The Dockerfile uses a multi-stage build optimized for fast rebuilds:

  1. Restore stage: Copies only .csproj files and runs dotnet restore. This layer is cached as long as no project file changes.
  2. Build stage: Copies source code and runs dotnet publish --no-restore. Re-runs on any source change but skips restore.
  3. Runtime stage: Uses the slim aspnet:10.0 base image with only the published output.

Typical rebuild after a source-only change takes ~5 seconds (restore cached, only build + publish runs).

Test Users

All test passwords are password.

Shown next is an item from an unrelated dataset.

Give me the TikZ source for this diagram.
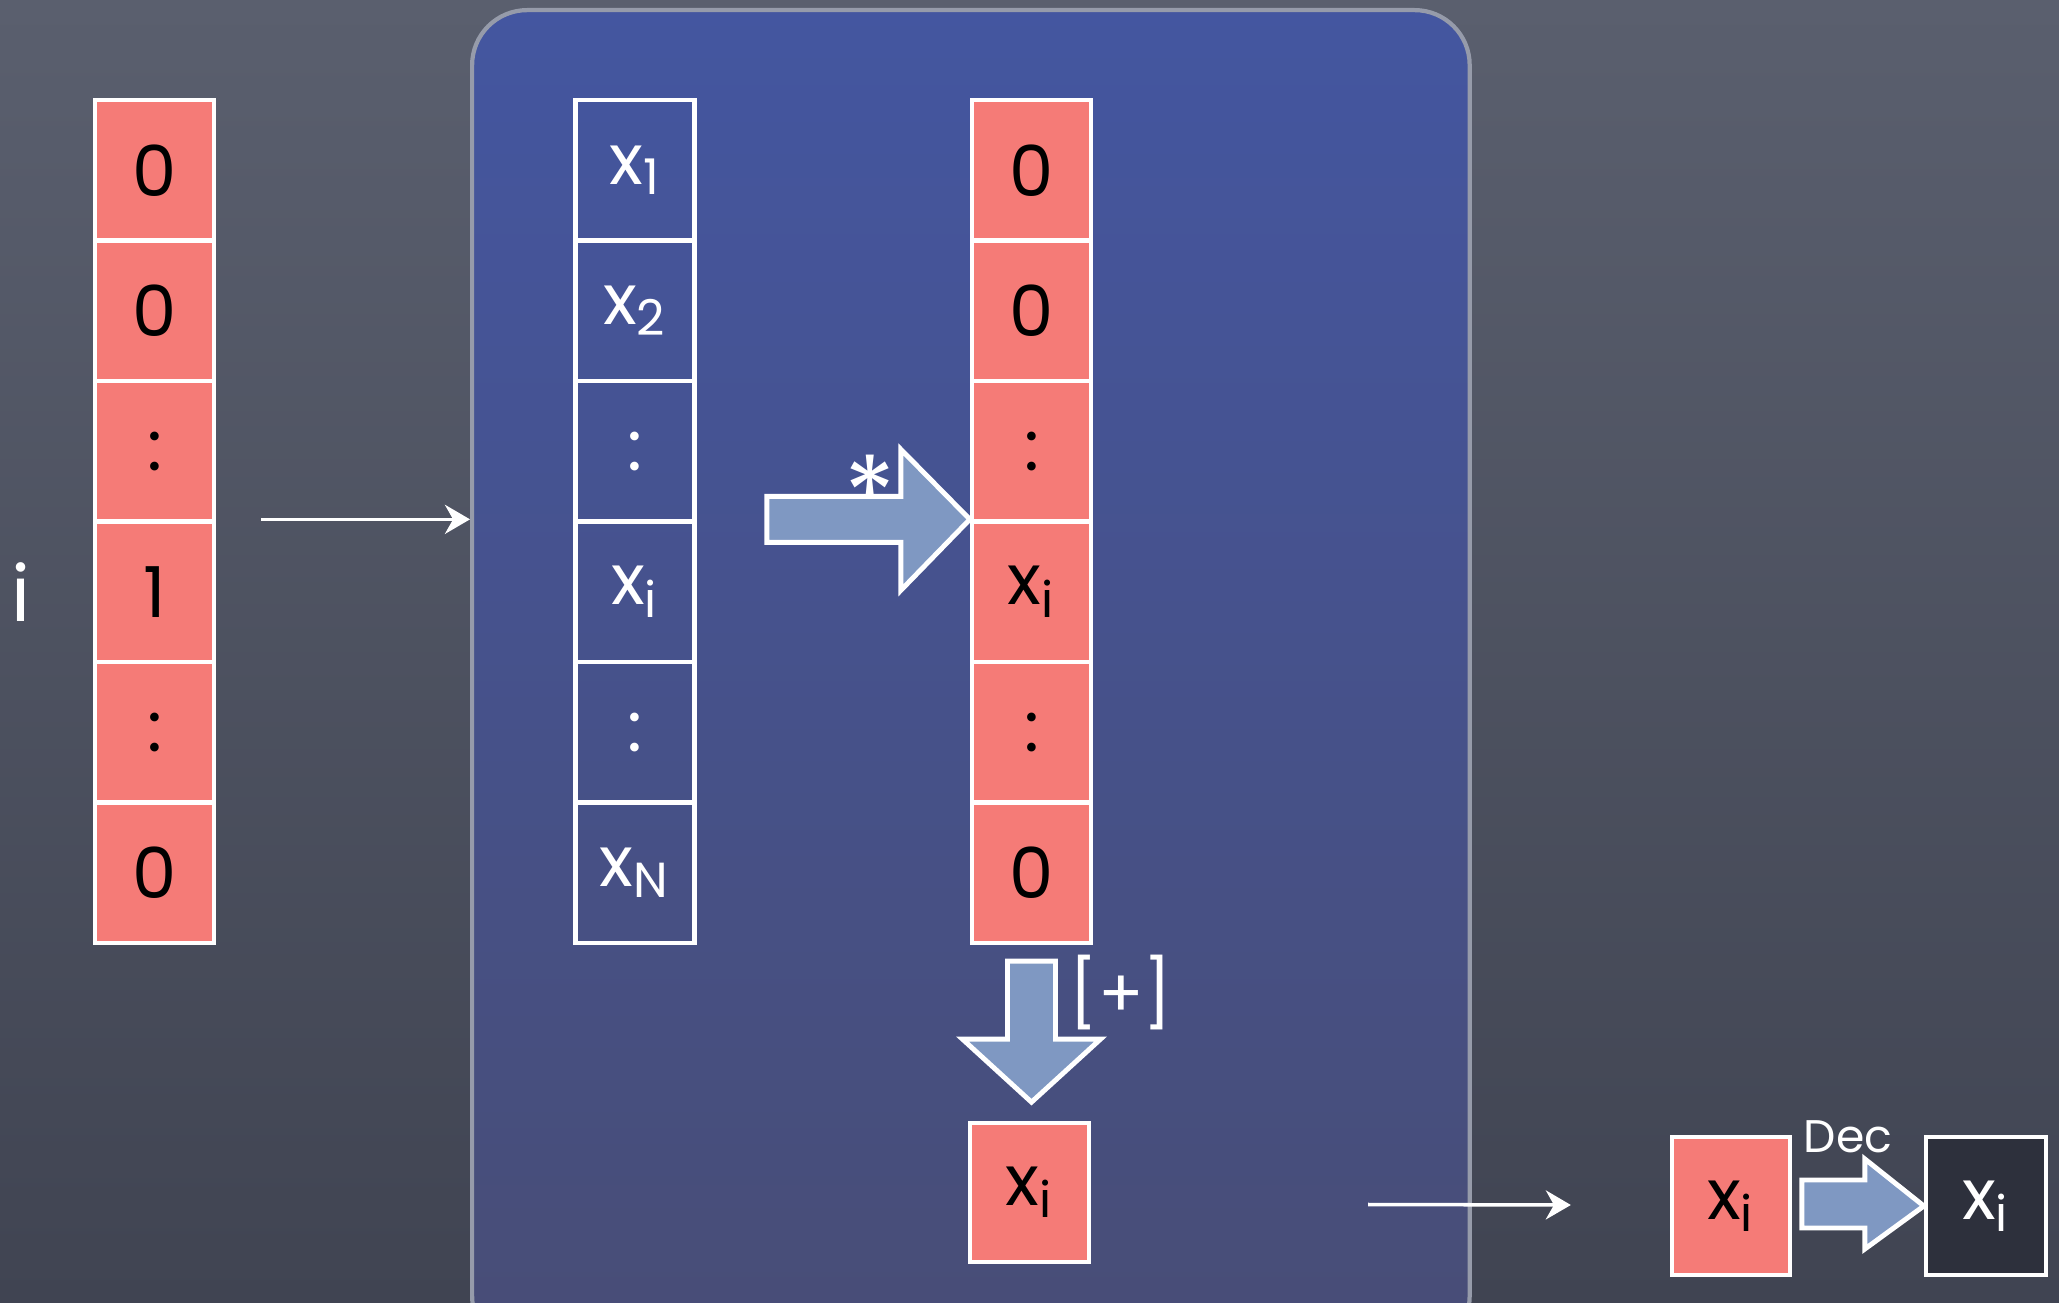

See infra/glauth/config.toml for the full list.

Username Roles Use Case
admin Admin System administration
designer Design Template authoring
deployer Deployment Instance deployment (all sites)
multi-role Admin, Design, Deployment Full access for testing

Failover Testing

Central Failover

# Stop the active central node
docker stop scadalink-central-a

# Verify central-b takes over (check logs for leader election)
docker logs -f scadalink-central-b

# Access UI on standby node
open http://localhost:9002

# Restore the original node
docker start scadalink-central-a

Site Failover

# Stop the active site-a node
docker stop scadalink-site-a-a

# Verify site-a-b takes over singleton (DeploymentManager)
docker logs -f scadalink-site-a-b

# Restore
docker start scadalink-site-a-a

Same pattern applies for site-b (scadalink-site-b-a/scadalink-site-b-b) and site-c (scadalink-site-c-a/scadalink-site-c-b).

Failover takes approximately 25 seconds (2s heartbeat + 10s detection threshold + 15s stable-after for split-brain resolver).